Given request - Only the lines from the start of the data below through the line that contains "const FIRST_DECADE_EXP = 2;" are to be copied, exactly and without pictures.
## START Dataset excerpts
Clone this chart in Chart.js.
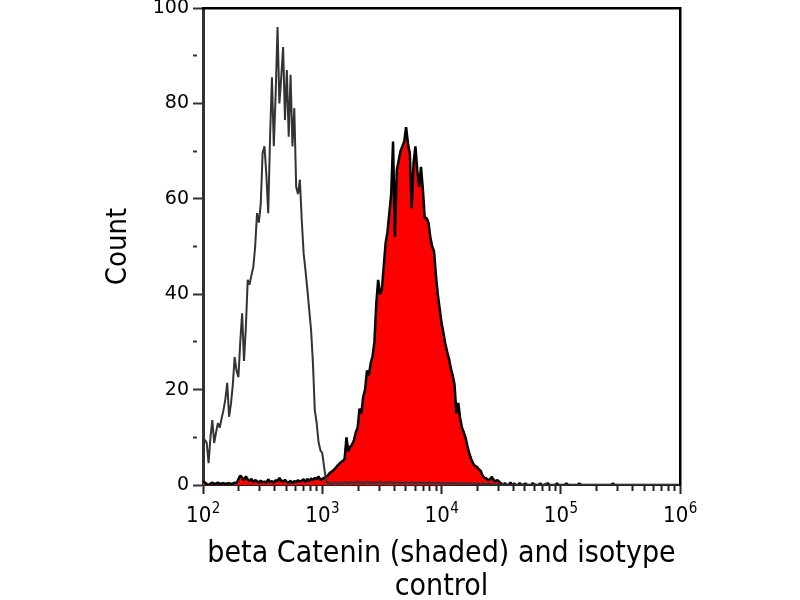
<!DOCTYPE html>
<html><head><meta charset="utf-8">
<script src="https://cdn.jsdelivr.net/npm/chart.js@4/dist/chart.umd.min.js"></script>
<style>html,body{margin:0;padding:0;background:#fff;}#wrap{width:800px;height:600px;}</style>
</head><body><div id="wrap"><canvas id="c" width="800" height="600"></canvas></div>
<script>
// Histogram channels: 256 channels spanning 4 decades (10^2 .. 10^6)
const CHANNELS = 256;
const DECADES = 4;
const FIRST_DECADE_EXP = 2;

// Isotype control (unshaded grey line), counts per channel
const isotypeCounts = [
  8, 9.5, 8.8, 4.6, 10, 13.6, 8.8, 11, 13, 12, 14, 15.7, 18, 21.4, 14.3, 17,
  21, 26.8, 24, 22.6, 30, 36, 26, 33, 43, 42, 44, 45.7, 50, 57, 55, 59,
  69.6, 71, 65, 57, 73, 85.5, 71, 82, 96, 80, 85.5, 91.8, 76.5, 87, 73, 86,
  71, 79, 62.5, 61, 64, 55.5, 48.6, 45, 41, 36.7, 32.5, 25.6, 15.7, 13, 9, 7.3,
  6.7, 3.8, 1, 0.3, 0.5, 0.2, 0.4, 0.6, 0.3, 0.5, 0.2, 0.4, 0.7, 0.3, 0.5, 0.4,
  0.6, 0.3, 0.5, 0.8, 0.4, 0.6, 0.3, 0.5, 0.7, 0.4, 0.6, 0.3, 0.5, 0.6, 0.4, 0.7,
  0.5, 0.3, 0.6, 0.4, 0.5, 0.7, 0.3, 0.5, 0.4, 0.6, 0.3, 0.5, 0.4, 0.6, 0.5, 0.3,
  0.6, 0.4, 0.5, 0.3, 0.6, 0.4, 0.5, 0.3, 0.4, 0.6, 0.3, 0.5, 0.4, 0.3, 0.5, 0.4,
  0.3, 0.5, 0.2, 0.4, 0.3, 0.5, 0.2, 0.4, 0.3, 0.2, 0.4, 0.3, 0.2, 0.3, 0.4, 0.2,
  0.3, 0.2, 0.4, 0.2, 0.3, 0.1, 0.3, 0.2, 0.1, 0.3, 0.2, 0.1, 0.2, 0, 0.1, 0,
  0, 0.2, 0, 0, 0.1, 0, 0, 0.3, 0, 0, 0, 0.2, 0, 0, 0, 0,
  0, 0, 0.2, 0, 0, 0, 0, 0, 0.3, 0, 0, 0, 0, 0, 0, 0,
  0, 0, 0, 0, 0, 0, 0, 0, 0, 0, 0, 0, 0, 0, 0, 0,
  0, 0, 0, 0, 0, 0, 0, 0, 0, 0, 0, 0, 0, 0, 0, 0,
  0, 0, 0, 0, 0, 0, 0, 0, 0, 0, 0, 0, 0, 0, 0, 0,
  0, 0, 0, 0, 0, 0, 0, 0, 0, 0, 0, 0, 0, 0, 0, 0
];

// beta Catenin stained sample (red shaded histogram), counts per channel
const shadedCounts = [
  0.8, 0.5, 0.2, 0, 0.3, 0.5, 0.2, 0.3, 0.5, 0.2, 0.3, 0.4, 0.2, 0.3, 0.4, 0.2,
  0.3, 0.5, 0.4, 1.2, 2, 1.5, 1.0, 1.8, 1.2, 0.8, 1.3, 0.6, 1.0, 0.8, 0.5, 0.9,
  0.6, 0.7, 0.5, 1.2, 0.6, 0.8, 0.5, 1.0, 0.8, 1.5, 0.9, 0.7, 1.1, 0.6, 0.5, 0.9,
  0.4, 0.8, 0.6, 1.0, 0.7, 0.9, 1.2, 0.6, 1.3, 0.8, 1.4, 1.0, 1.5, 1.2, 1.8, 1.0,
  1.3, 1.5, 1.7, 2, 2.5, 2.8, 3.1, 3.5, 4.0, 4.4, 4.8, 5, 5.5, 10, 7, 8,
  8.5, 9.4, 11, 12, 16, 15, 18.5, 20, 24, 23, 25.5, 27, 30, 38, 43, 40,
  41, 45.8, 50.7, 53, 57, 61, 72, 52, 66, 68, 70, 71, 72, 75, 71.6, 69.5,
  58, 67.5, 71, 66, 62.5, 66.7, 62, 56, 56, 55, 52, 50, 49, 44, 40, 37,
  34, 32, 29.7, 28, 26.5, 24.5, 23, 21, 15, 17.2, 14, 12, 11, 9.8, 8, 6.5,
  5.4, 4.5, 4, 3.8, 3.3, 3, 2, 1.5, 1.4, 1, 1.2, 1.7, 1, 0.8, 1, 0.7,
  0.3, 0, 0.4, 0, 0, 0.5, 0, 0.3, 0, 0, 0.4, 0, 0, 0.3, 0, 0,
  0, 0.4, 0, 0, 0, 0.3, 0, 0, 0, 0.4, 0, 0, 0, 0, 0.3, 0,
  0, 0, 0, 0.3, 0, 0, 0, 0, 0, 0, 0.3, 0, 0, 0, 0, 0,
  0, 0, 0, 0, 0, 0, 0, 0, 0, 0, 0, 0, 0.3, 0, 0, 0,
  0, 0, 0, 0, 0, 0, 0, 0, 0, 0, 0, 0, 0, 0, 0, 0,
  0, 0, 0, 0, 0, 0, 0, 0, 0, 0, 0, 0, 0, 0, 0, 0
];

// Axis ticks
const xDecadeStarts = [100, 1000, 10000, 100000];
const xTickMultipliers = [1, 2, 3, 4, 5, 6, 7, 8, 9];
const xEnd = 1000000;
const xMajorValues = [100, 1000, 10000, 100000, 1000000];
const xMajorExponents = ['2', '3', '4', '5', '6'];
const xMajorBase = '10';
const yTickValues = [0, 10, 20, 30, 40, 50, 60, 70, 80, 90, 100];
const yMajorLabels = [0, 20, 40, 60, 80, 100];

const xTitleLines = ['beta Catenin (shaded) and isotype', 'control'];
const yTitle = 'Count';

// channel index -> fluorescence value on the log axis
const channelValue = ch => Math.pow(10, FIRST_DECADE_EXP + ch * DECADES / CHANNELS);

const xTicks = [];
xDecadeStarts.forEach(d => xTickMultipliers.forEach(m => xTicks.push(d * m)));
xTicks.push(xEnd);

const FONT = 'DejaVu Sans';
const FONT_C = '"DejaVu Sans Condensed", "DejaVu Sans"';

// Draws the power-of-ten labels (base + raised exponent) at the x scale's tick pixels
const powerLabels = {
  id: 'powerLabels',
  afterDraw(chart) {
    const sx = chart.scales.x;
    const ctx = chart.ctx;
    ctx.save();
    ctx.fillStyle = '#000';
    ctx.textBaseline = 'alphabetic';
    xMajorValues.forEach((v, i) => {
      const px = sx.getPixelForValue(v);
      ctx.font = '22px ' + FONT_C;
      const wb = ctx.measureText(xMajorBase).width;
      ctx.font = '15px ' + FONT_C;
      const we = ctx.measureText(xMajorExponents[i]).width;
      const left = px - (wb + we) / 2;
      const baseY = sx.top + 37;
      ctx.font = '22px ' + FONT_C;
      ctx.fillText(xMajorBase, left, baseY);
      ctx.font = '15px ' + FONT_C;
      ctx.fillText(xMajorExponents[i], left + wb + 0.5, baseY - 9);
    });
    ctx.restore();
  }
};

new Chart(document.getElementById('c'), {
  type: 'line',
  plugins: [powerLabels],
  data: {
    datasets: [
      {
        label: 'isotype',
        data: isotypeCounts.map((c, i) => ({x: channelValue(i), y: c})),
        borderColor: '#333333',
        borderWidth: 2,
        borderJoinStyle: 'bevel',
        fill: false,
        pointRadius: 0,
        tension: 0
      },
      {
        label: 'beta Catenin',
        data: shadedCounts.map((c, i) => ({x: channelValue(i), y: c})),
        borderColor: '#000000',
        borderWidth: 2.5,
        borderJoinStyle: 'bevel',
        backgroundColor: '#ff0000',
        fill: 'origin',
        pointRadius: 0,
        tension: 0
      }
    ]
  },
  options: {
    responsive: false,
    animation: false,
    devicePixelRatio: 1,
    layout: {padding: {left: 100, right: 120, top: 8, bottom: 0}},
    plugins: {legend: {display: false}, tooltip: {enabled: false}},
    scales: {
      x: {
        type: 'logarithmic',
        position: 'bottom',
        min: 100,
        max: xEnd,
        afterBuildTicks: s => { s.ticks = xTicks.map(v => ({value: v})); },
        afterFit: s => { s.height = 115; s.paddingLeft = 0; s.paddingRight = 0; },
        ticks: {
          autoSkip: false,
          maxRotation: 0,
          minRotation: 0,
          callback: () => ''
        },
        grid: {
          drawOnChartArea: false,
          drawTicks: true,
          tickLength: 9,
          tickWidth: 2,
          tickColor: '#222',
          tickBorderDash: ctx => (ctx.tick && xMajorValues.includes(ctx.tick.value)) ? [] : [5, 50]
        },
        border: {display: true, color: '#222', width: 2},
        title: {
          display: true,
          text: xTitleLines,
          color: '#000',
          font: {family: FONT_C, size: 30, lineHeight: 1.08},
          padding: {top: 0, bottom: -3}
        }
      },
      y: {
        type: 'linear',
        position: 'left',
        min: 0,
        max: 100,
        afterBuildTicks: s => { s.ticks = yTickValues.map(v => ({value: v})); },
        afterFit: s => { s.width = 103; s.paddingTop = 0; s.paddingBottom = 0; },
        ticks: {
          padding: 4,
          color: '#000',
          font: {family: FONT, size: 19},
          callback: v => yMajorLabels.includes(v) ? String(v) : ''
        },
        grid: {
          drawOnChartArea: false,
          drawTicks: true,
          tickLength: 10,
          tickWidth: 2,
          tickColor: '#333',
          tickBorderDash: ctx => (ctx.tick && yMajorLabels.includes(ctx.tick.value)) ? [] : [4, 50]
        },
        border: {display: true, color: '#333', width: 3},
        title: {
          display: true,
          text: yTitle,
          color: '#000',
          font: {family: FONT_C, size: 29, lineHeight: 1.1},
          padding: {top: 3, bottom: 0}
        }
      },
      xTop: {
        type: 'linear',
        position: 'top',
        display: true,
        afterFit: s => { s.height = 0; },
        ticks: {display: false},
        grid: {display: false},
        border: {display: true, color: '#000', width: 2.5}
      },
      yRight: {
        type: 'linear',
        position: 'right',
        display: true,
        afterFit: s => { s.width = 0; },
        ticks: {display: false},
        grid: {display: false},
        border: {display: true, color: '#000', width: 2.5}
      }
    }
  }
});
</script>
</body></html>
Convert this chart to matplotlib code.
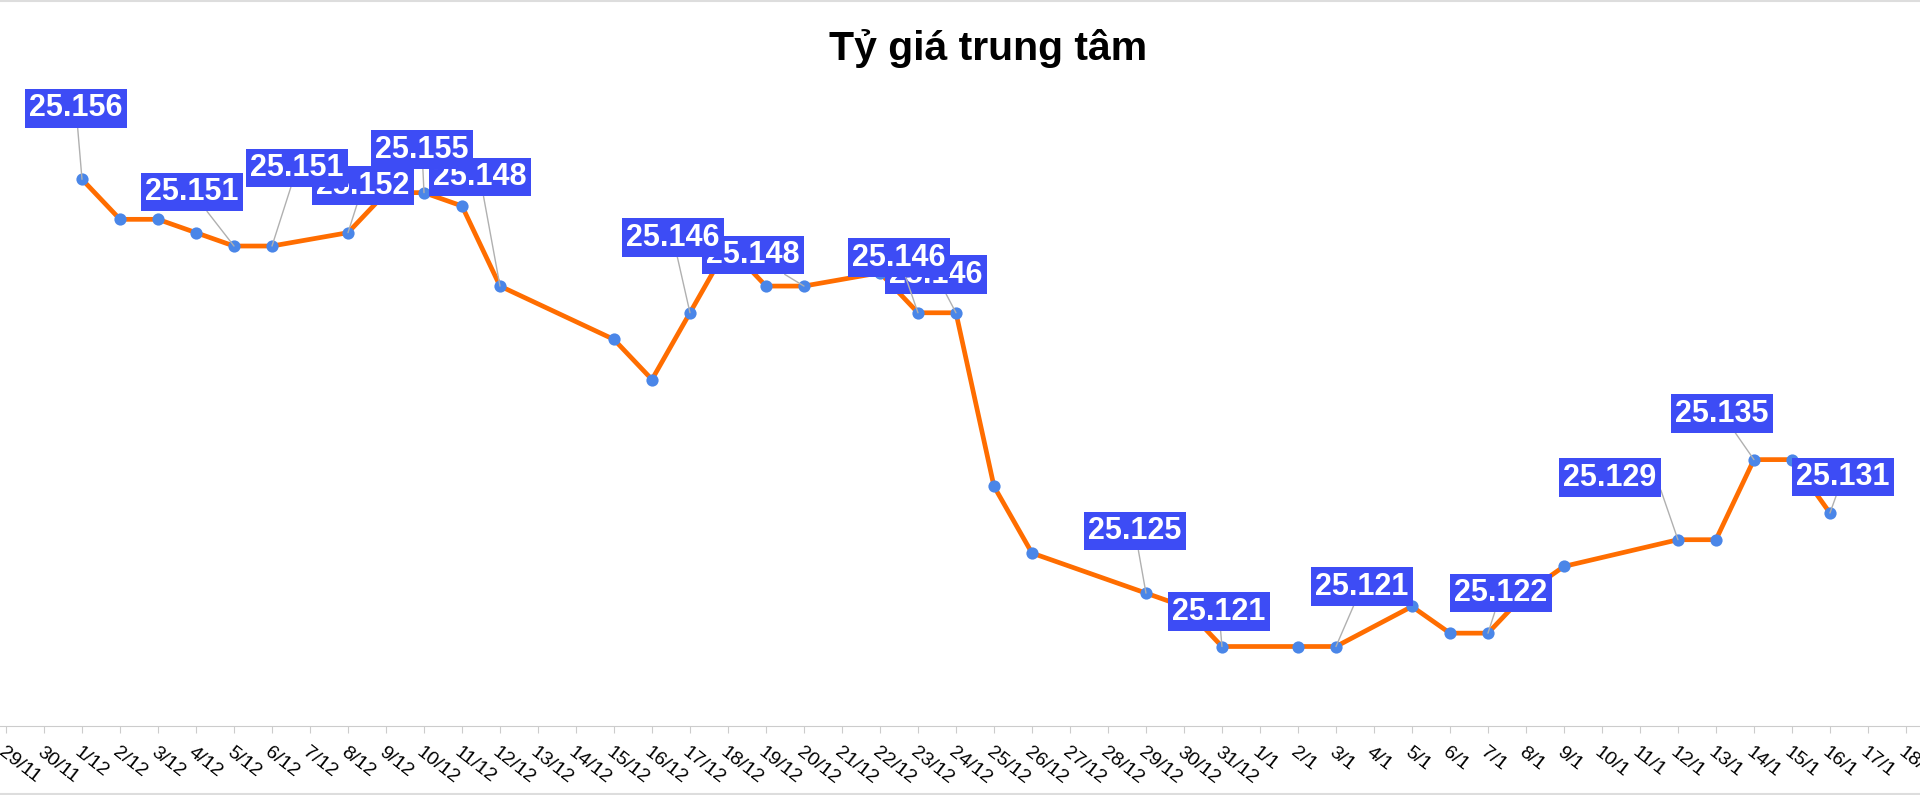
## END Dataset excerpts
Response -
Clone this chart in Chart.js.
<!DOCTYPE html>
<html><head><meta charset="utf-8">
<script src="https://cdn.jsdelivr.net/npm/chart.js@4/dist/chart.umd.min.js"></script>
<style>html,body{margin:0;padding:0;background:#fff;}#wrap{width:800px;height:600px;}</style>
</head><body><div id="wrap"><canvas id="c" width="800" height="600"></canvas></div>
<script>
// Histogram channels: 256 channels spanning 4 decades (10^2 .. 10^6)
const CHANNELS = 256;
const DECADES = 4;
const FIRST_DECADE_EXP = 2;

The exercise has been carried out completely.